>> start Recorded data

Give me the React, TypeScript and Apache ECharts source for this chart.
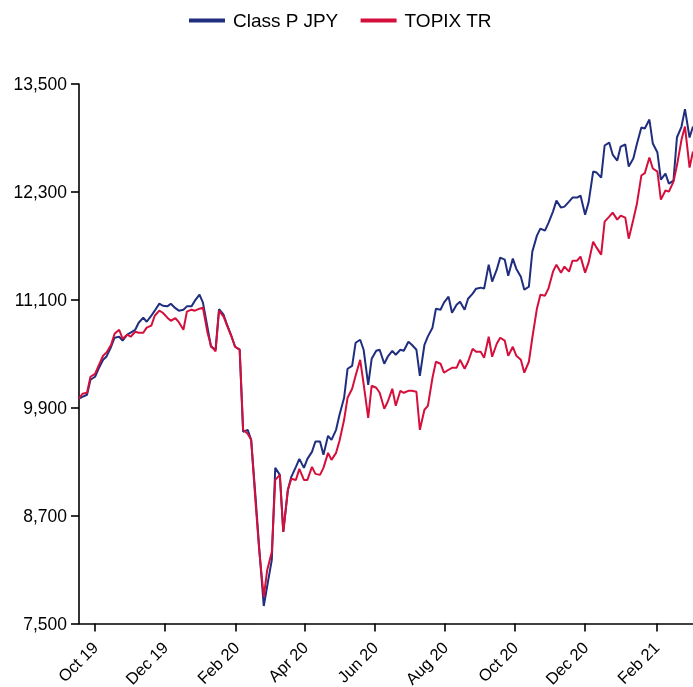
import React, { useEffect, useRef } from 'react';
import * as echarts from 'echarts';

const dates = [
  '2019-09-17','2019-09-20','2019-09-24','2019-09-27','2019-10-01','2019-10-04','2019-10-08','2019-10-11',
  '2019-10-15','2019-10-18','2019-10-22','2019-10-25','2019-10-29','2019-11-01','2019-11-05','2019-11-08',
  '2019-11-12','2019-11-15','2019-11-19','2019-11-22','2019-11-26','2019-11-29','2019-12-03','2019-12-06',
  '2019-12-10','2019-12-13','2019-12-17','2019-12-20','2019-12-24','2019-12-27','2019-12-31','2020-01-03',
  '2020-01-07','2020-01-10','2020-01-14','2020-01-17','2020-01-21','2020-01-24','2020-01-28','2020-01-31',
  '2020-02-04','2020-02-07','2020-02-11','2020-02-14','2020-02-18','2020-02-21','2020-02-25','2020-02-28',
  '2020-03-03','2020-03-06','2020-03-10','2020-03-13','2020-03-17','2020-03-20','2020-03-24','2020-03-27',
  '2020-03-31','2020-04-03','2020-04-07','2020-04-10','2020-04-14','2020-04-17','2020-04-21','2020-04-24',
  '2020-04-28','2020-05-01','2020-05-05','2020-05-08','2020-05-12','2020-05-15','2020-05-19','2020-05-22',
  '2020-05-26','2020-05-29','2020-06-02','2020-06-05','2020-06-09','2020-06-12','2020-06-16','2020-06-19',
  '2020-06-23','2020-06-26','2020-06-30','2020-07-03','2020-07-07','2020-07-10','2020-07-14','2020-07-17',
  '2020-07-21','2020-07-24','2020-07-28','2020-07-31','2020-08-04','2020-08-07','2020-08-11','2020-08-14',
  '2020-08-18','2020-08-21','2020-08-25','2020-08-28','2020-09-01','2020-09-04','2020-09-08','2020-09-11',
  '2020-09-15','2020-09-18','2020-09-22','2020-09-25','2020-09-29','2020-10-02','2020-10-06','2020-10-09',
  '2020-10-13','2020-10-16','2020-10-20','2020-10-23','2020-10-27','2020-10-30','2020-11-03','2020-11-06',
  '2020-11-10','2020-11-13','2020-11-17','2020-11-20','2020-11-24','2020-11-27','2020-12-01','2020-12-04',
  '2020-12-08','2020-12-11','2020-12-15','2020-12-18','2020-12-22','2020-12-25','2020-12-29','2021-01-01',
  '2021-01-05','2021-01-08','2021-01-12','2021-01-15','2021-01-19','2021-01-22','2021-01-26','2021-01-29',
  '2021-02-02','2021-02-05','2021-02-09','2021-02-12','2021-02-16','2021-02-19','2021-02-23','2021-02-26',
  '2021-03-02','2021-03-05',
];

const classP = [
  10000, 10021, 10044, 10211, 10244, 10333, 10433, 10470, 10578, 10678, 10689, 10645, 10712, 10734, 10767, 10845,
  10901, 10856, 10923, 10979, 11057, 11034, 11027, 11057, 11007, 10979, 10990, 11027, 11027, 11090, 11157, 11068,
  10790, 10578, 10545, 10995, 10934, 10823, 10689, 10578, 10545, 9632, 9654, 9543, 8875, 8341, 7695, 7917,
  8207, 9231, 9153, 8519, 8986, 9131, 9242, 9331, 9231, 9331, 9409, 9524, 9524, 9376, 9587, 9543,
  9654, 9821, 10010, 10333, 10366, 10622, 10656, 10545, 10155, 10444, 10533, 10545, 10389, 10467, 10533, 10489,
  10545, 10533, 10634, 10600, 10545, 10255, 10600, 10693, 10790, 11001, 10990, 11068, 11135, 10956, 11046, 11079,
  10990, 11112, 11168, 11224, 11235, 11224, 11491, 11302, 11435, 11569, 11546, 11368, 11558, 11446, 11357, 11212,
  11246, 11636, 11814, 11892, 11869, 11953, 12081, 12203, 12125, 12136, 12192, 12237, 12237, 12259, 12047, 12181,
  12526, 12515, 12459, 12816, 12849, 12715, 12649, 12804, 12827, 12582, 12671, 12827, 13016, 13005, 13105, 12838,
  12738, 12437, 12504, 12392, 12426, 12905, 13027, 13220, 12905, 13027,
];

const topix = [
  10000, 10055, 10066, 10244, 10277, 10366, 10478, 10515, 10600, 10723, 10767, 10667, 10712, 10689, 10745, 10734,
  10734, 10790, 10812, 10923, 10979, 10956, 10901, 10867, 10895, 10851, 10767, 10968, 10990, 10979, 11001, 11012,
  10734, 10589, 10526, 10979, 10912, 10812, 10689, 10578, 10545, 9654, 9610, 9543, 8819, 8318, 7795, 8096,
  8296, 9097, 9153, 8519, 8986, 9109, 9097, 9220, 9097, 9097, 9242, 9164, 9153, 9231, 9398, 9320,
  9398, 9532, 9765, 10010, 10110, 10255, 10433, 10166, 9788, 10144, 10122, 10066, 9888, 9966, 10110, 9921,
  10088, 10066, 10088, 10088, 10077, 9654, 9877, 9921, 10233, 10411, 10389, 10289, 10322, 10344, 10344, 10433,
  10333, 10411, 10556, 10522, 10522, 10456, 10689, 10467, 10611, 10678, 10645, 10478, 10578, 10478, 10433, 10289,
  10411, 10678, 11001, 11157, 11146, 11224, 11413, 11491, 11402, 11469, 11413, 11535, 11535, 11580, 11402, 11513,
  11747, 11680, 11602, 11970, 12025, 12070, 11992, 12036, 12014, 11780, 11992, 12159, 12482, 12509, 12682, 12560,
  12526, 12214, 12315, 12303, 12415, 12593, 12882, 13027, 12571, 12749,
];

const tickDates = ['2019-10-01','2019-12-01','2020-02-01','2020-04-01','2020-06-01','2020-08-01','2020-10-01','2020-12-01','2021-02-01'];
const tickLabels = ['Oct 19','Dec 19','Feb 20','Apr 20','Jun 20','Aug 20','Oct 20','Dec 20','Feb 21'];
const xStart = '2019-09-17';
const xEnd = '2021-03-05';
const yMin = 7500;
const yMax = 13500;
const yStep = 1200;

const BLUE = '#1f2e7e';
const RED = '#d40f3c';
const FONT = '"Liberation Sans", Arial, Helvetica, sans-serif';

const ts = (s: string) => Date.parse(s + 'T00:00:00Z');

export default function App() {
  const ref = useRef<HTMLDivElement>(null);
  useEffect(() => {
    if (!ref.current) return;
    const chart = echarts.init(ref.current, null, { renderer: 'svg' });
    const tickTs = tickDates.map(ts);
    const axisLineStyle = { color: '#000', width: 1.6 };
    chart.setOption({
      animation: false,
      textStyle: { fontFamily: FONT },
      legend: {
        top: 6,
        left: 184,
        icon: 'rect',
        itemWidth: 36,
        itemHeight: 4,
        itemGap: 22,
        textStyle: { fontSize: 19, color: '#000', fontFamily: FONT, padding: [0, 0, 0, 3] },
        data: ['Class P JPY', 'TOPIX TR'],
      },
      grid: { left: 79, right: 0, top: 84, bottom: 63.5, containLabel: false, outerBoundsMode: 'none' },
      xAxis: {
        type: 'value',
        min: ts(xStart),
        max: ts(xEnd),
        splitLine: { show: false },
        axisLine: { show: true, lineStyle: axisLineStyle },
        axisTick: { show: true, length: 8, lineStyle: axisLineStyle, customValues: tickTs },
        axisLabel: {
          customValues: tickTs,
          rotate: 45,
          margin: 21,
          fontSize: 16.5,
          color: '#000',
          fontFamily: FONT,
          formatter: (v: number) => {
            const i = tickTs.indexOf(v);
            return i >= 0 ? tickLabels[i] : '';
          },
        },
      },
      yAxis: {
        type: 'value',
        min: yMin,
        max: yMax,
        interval: yStep,
        splitLine: { show: false },
        axisLine: { show: true, lineStyle: axisLineStyle },
        axisTick: { show: true, length: 8, lineStyle: axisLineStyle },
        axisLabel: {
          margin: 12,
          fontSize: 17.5,
          color: '#000',
          fontFamily: FONT,
          formatter: (v: number) => v.toLocaleString('en-US'),
        },
      },
      series: [
        {
          name: 'Class P JPY',
          type: 'line',
          data: dates.map((d, i) => [ts(d), classP[i]]),
          showSymbol: false,
          symbol: 'none',
          lineStyle: { color: BLUE, width: 2 },
          itemStyle: { color: BLUE },
        },
        {
          name: 'TOPIX TR',
          type: 'line',
          data: dates.map((d, i) => [ts(d), topix[i]]),
          showSymbol: false,
          symbol: 'none',
          lineStyle: { color: RED, width: 2 },
          itemStyle: { color: RED },
        },
      ],
    });
    return () => chart.dispose();
  }, []);
  return <div ref={ref} style={{ position: 'fixed', left: 0, top: 0, width: 693, height: 687 }} />;
}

>> end Recorded data

▸ **What you should do**
Your task is to reproduce exactly the lines from the start of the data above through the line containing "import * as echarts from 'echarts';", leaving every picture out.

▸ **The response**
Give me the React, TypeScript and Apache ECharts source for this chart.
import React, { useEffect, useRef } from 'react';
import * as echarts from 'echarts';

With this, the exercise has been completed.